La déontologie de l’avocat recommande spécialement de veiller à se ménager la preuve de la communication des conclusions, mémoire, note et pièces lorsque les délais ont été fixés par le juge en application des articles 747 et 748 du Code judiciaire (Recueil no 361).

Des résolutions du 9 décembre 1992 sur les règles déontologiques relatives au modifications au Code judiciaire introduites par la loi du 3 août 1992 (LB février 93, 221 et mai 93, 323) déclarent que : « manque à la confraternité l’avocat qui ne renvoie pas immédiatement à un confrère la copie signée pour réception de la lettre par laquelle celui-ci adresse des conclusions, mémoire ou pièces avec une demande de récépissé » (Recueil no 360).

Une confirmation par retour de fax constituera donc une sage précaution.
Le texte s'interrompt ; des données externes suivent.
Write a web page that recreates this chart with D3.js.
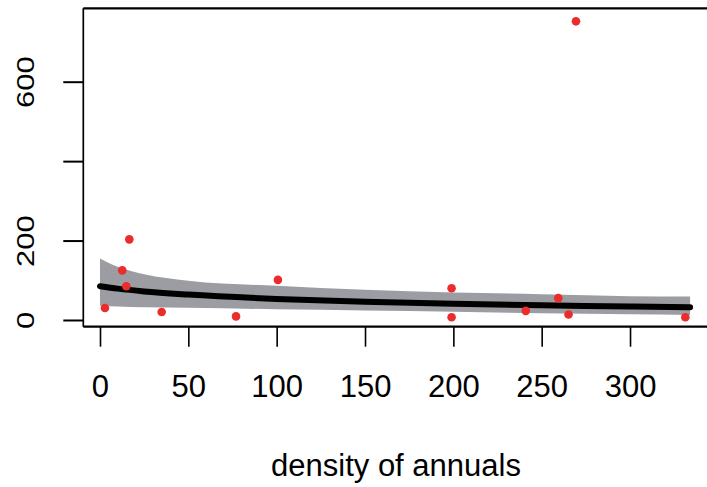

L’utilisation du terme « immédiatement » renforce l’idée selon laquelle les avocats doivent faciliter l’échange de conclusions entre eux et la preuve de cet échange.


c) Le courrier électronique

Les règles applicables en matière de télécopie s’appliquent mutatis mutandis en matière de courriel.

Ceci étant, cette « nouvelle » technologie n’est-elle pas la panacée à toute cette problématique de communication de conclusions et de preuve de celle-ci ?

Dans le commentaire relatif à la résolution du 26 janvier 1999 sur l’usage du télécopieur et du courrier électronique (LB 01-02, n° 4, 315), il est mentionné que : « le conseil veut favoriser l’usage d’internet dans les relations entre avocats et les clients tant pour être en phase avec les technologies actuelles que pour la facilité, la rapidité et l’économie qui en découlent » (Recueil no 336-1).

En un mot, il suffit pour un avocat d’envoyer les conclusions par courrier électronique et pour un autre, par un simple « clic », d’en accuser réception. Grâce au réseau internet, soyons désormais aussi pratiques que prudents.

De là à penser que l’arrêt de la Cour de cassation s’inscrit dans le projet Phénix, il n’y a qu’un « clic ».




Philippe Forton
Avocat au barreau de Bruxelles - Forestini



Note :

(1) C’est précisément parce que cette preuve pouvait poser problème dans la pratique que certains prônaient la thèse de la seule exigence du dépôt des conclusions au greffe.